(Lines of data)
****************
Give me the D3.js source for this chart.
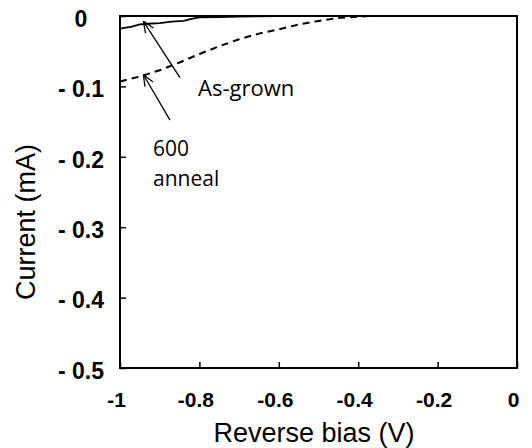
<!DOCTYPE html>
<html><head><meta charset="utf-8">
<script src="https://cdn.jsdelivr.net/npm/d3@7"></script>
<style>body{margin:0;background:#fff}</style>
</head><body>
<script>
// Data
const asGrownX = [-1, -0.97, -0.95, -0.93, -0.9, -0.87, -0.84, -0.82, -0.8, -0.75, -0.7, -0.6, -0.4, -0.2, 0];
const asGrownY = [-0.018, -0.015, -0.012, -0.011, -0.010, -0.008, -0.007, -0.004, -0.002, -0.0015, -0.001, 0, 0, 0, 0];
const annealX = [-1, -0.95, -0.9, -0.85, -0.8, -0.75, -0.7, -0.65, -0.6, -0.55, -0.5, -0.45, -0.4, -0.37, -0.2, 0];
const annealY = [-0.093, -0.086, -0.077, -0.066, -0.054, -0.043, -0.033, -0.025, -0.019, -0.012, -0.007, -0.003, -0.001, 0, 0, 0];
const xTicks = [-1, -0.8, -0.6, -0.4, -0.2, 0];
const xTickLabels = ["-1", "-0.8", "-0.6", "-0.4", "-0.2", "0"];
const yTicks = [0, -0.1, -0.2, -0.3, -0.4, -0.5];
const yTickLabels = ["0", "- 0.1", "- 0.2", "- 0.3", "- 0.4", "- 0.5"];
// annotation: arrow tip (data) and tail (data)
const arrowTips = [[-0.941, -0.0075], [-0.941, -0.0835]];
const arrowTails = [[-0.849, -0.0875], [-0.874, -0.148]];

const W = 532, H = 448;
const svg = d3.select("body").append("svg").attr("width", W).attr("height", H);
const x = d3.scaleLinear().domain([-1, 0]).range([120, 517]);
const y = d3.scaleLinear().domain([0, -0.5]).range([16, 368]);

const line = d3.line().x(d => x(d[0])).y(d => y(d[1]));

svg.append("path").datum(annealX.map((v, i) => [v, annealY[i]]))
  .attr("d", line).attr("fill", "none").attr("stroke", "#000")
  .attr("stroke-width", 2).attr("stroke-dasharray", "7,5");
svg.append("path").datum(asGrownX.map((v, i) => [v, asGrownY[i]]))
  .attr("d", line).attr("fill", "none").attr("stroke", "#000")
  .attr("stroke-width", 1.8);

// frame
svg.append("rect").attr("x", 120).attr("y", 16).attr("width", 397).attr("height", 352)
  .attr("fill", "none").attr("stroke", "#000").attr("stroke-width", 2);

// axes with inward ticks
const xAxis = d3.axisBottom(x).tickValues(xTicks).tickSizeInner(-6).tickSizeOuter(0).tickFormat((d, i) => xTickLabels[i]);
const gx = svg.append("g").attr("transform", "translate(0,368)").call(xAxis);
gx.select(".domain").remove();
gx.selectAll(".tick line").attr("stroke-width", 1.5);
gx.selectAll(".tick text").attr("font-family", "Liberation Sans, Arial, sans-serif")
  .attr("font-weight", "bold").attr("font-size", 21).attr("fill", "#000")
  .attr("dy", null).attr("y", 39).attr("dx", -4);

const yAxis = d3.axisLeft(y).tickValues(yTicks).tickSizeInner(-6).tickSizeOuter(0).tickFormat((d, i) => yTickLabels[i]);
const gy = svg.append("g").attr("transform", "translate(120,0)").call(yAxis);
gy.select(".domain").remove();
gy.selectAll(".tick line").attr("stroke-width", 1.5);
gy.selectAll(".tick text").attr("font-family", "Liberation Sans, Arial, sans-serif")
  .attr("font-weight", "bold").attr("font-size", 23).attr("fill", "#000")
  .attr("text-anchor", "middle").attr("x", -39).attr("dy", "0.45em");

// titles
svg.append("text").attr("x", 314).attr("y", 442).attr("text-anchor", "middle")
  .attr("font-family", "Liberation Sans, Arial, sans-serif").attr("font-size", 27)
  .text("Reverse bias (V)");
svg.append("text").attr("transform", "translate(35,222) rotate(-90)").attr("text-anchor", "middle")
  .attr("font-family", "Liberation Sans, Arial, sans-serif").attr("font-size", 27)
  .text("Current (mA)");

// arrows
arrowTips.forEach((t, i) => {
  const tx = x(t[0]), ty = y(t[1]);
  const sx = x(arrowTails[i][0]), sy = y(arrowTails[i][1]);
  svg.append("line").attr("x1", sx).attr("y1", sy).attr("x2", tx).attr("y2", ty)
    .attr("stroke", "#000").attr("stroke-width", 1.3);
  const ang = Math.atan2(sy - ty, sx - tx);
  const L = 12, a = 0.4;
  [ang + a, ang - a].forEach(b => {
    svg.append("line").attr("x1", tx).attr("y1", ty)
      .attr("x2", tx + L * Math.cos(b)).attr("y2", ty + L * Math.sin(b))
      .attr("stroke", "#000").attr("stroke-width", 1.3);
  });
});

const annFont = "Open Sans, Noto Sans, sans-serif";
svg.append("text").attr("x", 198).attr("y", 96).attr("font-family", annFont).attr("font-size", 22).text("As-grown");
svg.append("text").attr("x", 153).attr("y", 156).attr("font-family", annFont).attr("font-size", 21).text("600");
svg.append("text").attr("x", 153).attr("y", 186).attr("font-family", annFont).attr("font-size", 21).text("anneal");
</script>
</body></html>
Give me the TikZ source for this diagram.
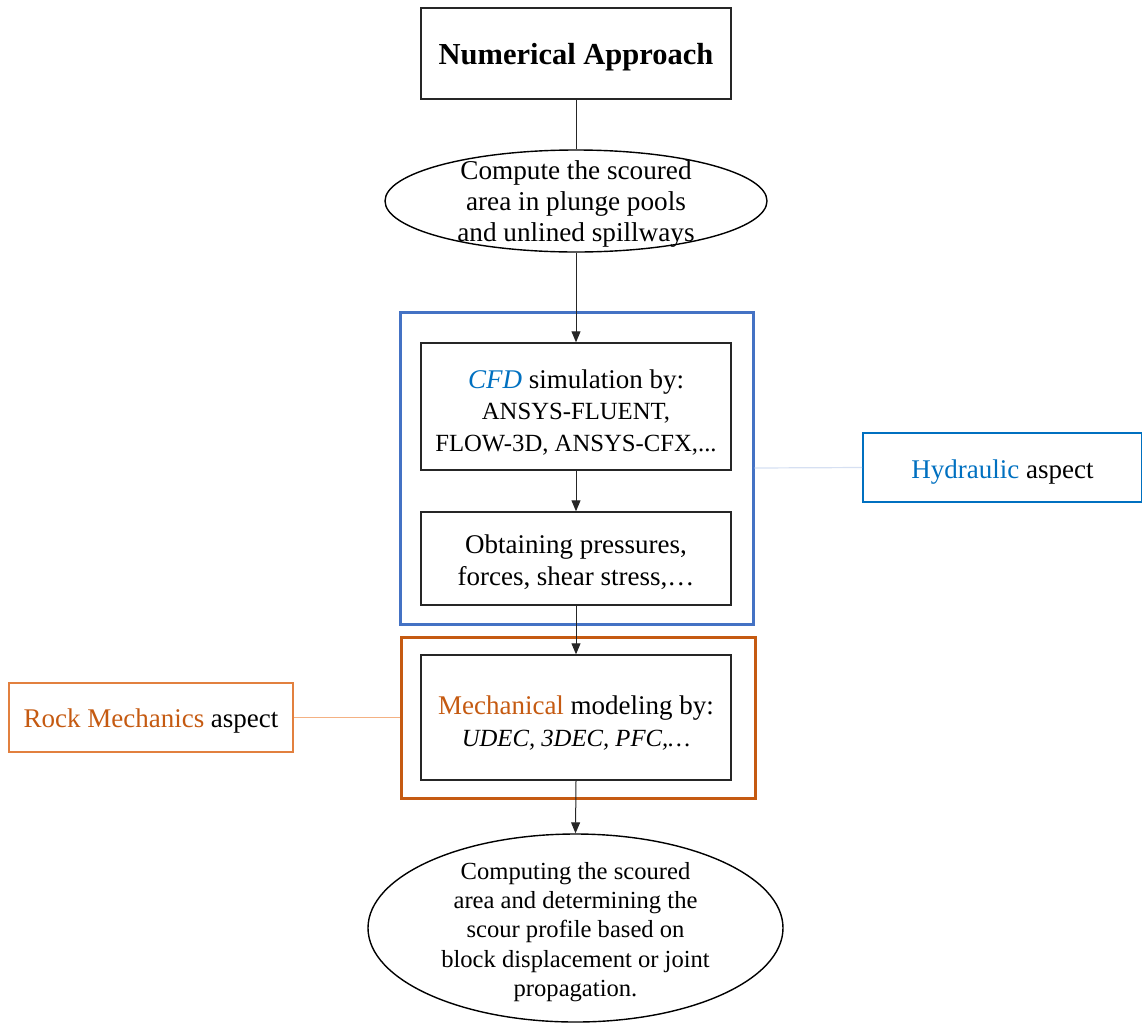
\documentclass[tikz,border=0pt]{standalone}
\usepackage{fontspec}
\setmainfont{Liberation Serif}
\usetikzlibrary{shapes.geometric,arrows.meta}
\definecolor{frameblue}{HTML}{4472C4}
\definecolor{textblue}{HTML}{0070C0}
\definecolor{frameorange}{HTML}{C55A11}
\definecolor{lightorange}{HTML}{E2803F}
\definecolor{linkblue}{HTML}{D6E0F2}
\definecolor{linkorange}{HTML}{F4B183}
\tikzset{
  x=1pt, y=-1pt,
  stepbox/.style={draw=black!85, line width=1.4pt, rectangle, inner sep=0pt},
  oval/.style={draw=black, line width=1.4pt, ellipse, inner sep=0pt},
  caption/.style={inner sep=0pt, align=center, font=\fontsize{27}{31.5}\selectfont},
  groupframe/.style={rectangle, line width=3pt, inner sep=0pt},
  tagbox/.style={rectangle, line width=1.8pt, inner sep=0pt},
  flow/.style={line width=1pt, draw=black!85, -{Triangle[width=9pt,length=11pt]}},
  plainlink/.style={line width=1pt, draw=black!85},
}
\begin{document}
\begin{tikzpicture}
\useasboundingbox (0,0) rectangle (1142,1023);

% group frames
\node[groupframe, draw=frameblue, minimum width=353pt, minimum height=312pt] (hyd) at (576.5,468) {};
\node[groupframe, draw=frameorange, minimum width=354pt, minimum height=161pt] (mech) at (578,717.5) {};

% main chain: outlines
\node[stepbox, minimum width=310pt, minimum height=91pt] (top) at (576,53.5) {};
\node[oval, minimum width=382pt, minimum height=102pt] (goal) at (576,201) {};
\node[stepbox, minimum width=310pt, minimum height=127pt] (cfd) at (576,406.5) {};
\node[stepbox, minimum width=310pt, minimum height=93pt] (press) at (576,558.5) {};
\node[stepbox, minimum width=310pt, minimum height=125pt] (model) at (576,717.5) {};
\node[oval, minimum width=415pt, minimum height=188pt] (result) at (575.5,928) {};

% main chain: texts
\node[caption, font=\fontsize{30.5}{34}\selectfont\bfseries] (top-text) at ([yshift=-4pt]top.center) {Numerical Approach};
\node[caption, font=\fontsize{27.2}{31}\selectfont] (goal-text) at ([yshift=-2.5pt]goal.center)
  {Compute the scoured\\area in plunge pools\\and unlined spillways};
\node[caption, font=\fontsize{24.7}{31.5}\selectfont] (cfd-text) at ([yshift=-6pt]cfd.center)
  {{\fontsize{27}{31.5}\selectfont\textcolor{textblue}{\textit{CFD}} simulation by:}\\ANSYS-FLUENT,\\FLOW-3D, ANSYS-CFX,...};
\node[caption] (press-text) at ([yshift=-3.5pt]press.center)
  {Obtaining pressures,\\forces, shear stress,\ldots};
\node[caption, font=\fontsize{27}{32}\selectfont] (model-text) at ([yshift=-5.5pt]model.center)
  {\textcolor{frameorange}{Mechanical} modeling by:\\{\fontsize{24.7}{32}\selectfont\itshape UDEC, 3DEC, PFC,\ldots}};
\node[caption, font=\fontsize{24.6}{29.2}\selectfont] (result-text) at ([yshift=-4pt]result.center)
  {Computing the scoured\\area and determining the\\scour profile based on\\block displacement or joint\\propagation.};

% side tags
\node[tagbox, draw=textblue, minimum width=279pt, minimum height=69pt] (hydtag) at (1002.5,467.5) {};
\node[caption] (hydtag-text) at ([yshift=-4.5pt]hydtag.center) {\textcolor{textblue}{Hydraulic} aspect};
\node[tagbox, draw=lightorange, minimum width=284pt, minimum height=69pt] (rocktag) at (151,717.5) {};
\node[caption] (rocktag-text) at ([yshift=-3pt]rocktag.center) {\textcolor{frameorange}{Rock Mechanics} aspect};

% connectors
\draw[plainlink] (top.south) -- (goal.north);
\draw[flow] (goal.south) -- (cfd.north);
\draw[flow] (cfd.south) -- (press.north);
\draw[flow] (press.south) -- (model.north);
\draw[flow] (model.south) -- (result.north);
\draw[line width=1.2pt, draw=linkblue] (hyd.east) -- (hydtag.west);
\draw[line width=1.2pt, draw=linkorange] (rocktag.east) -- (mech.west);
\end{tikzpicture}
\end{document}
****************
- [Instruction]: Find the string "source" in the listing and return every line that holds it.

- [Correct output]:
Give me the D3.js source for this chart.
Give me the TikZ source for this diagram.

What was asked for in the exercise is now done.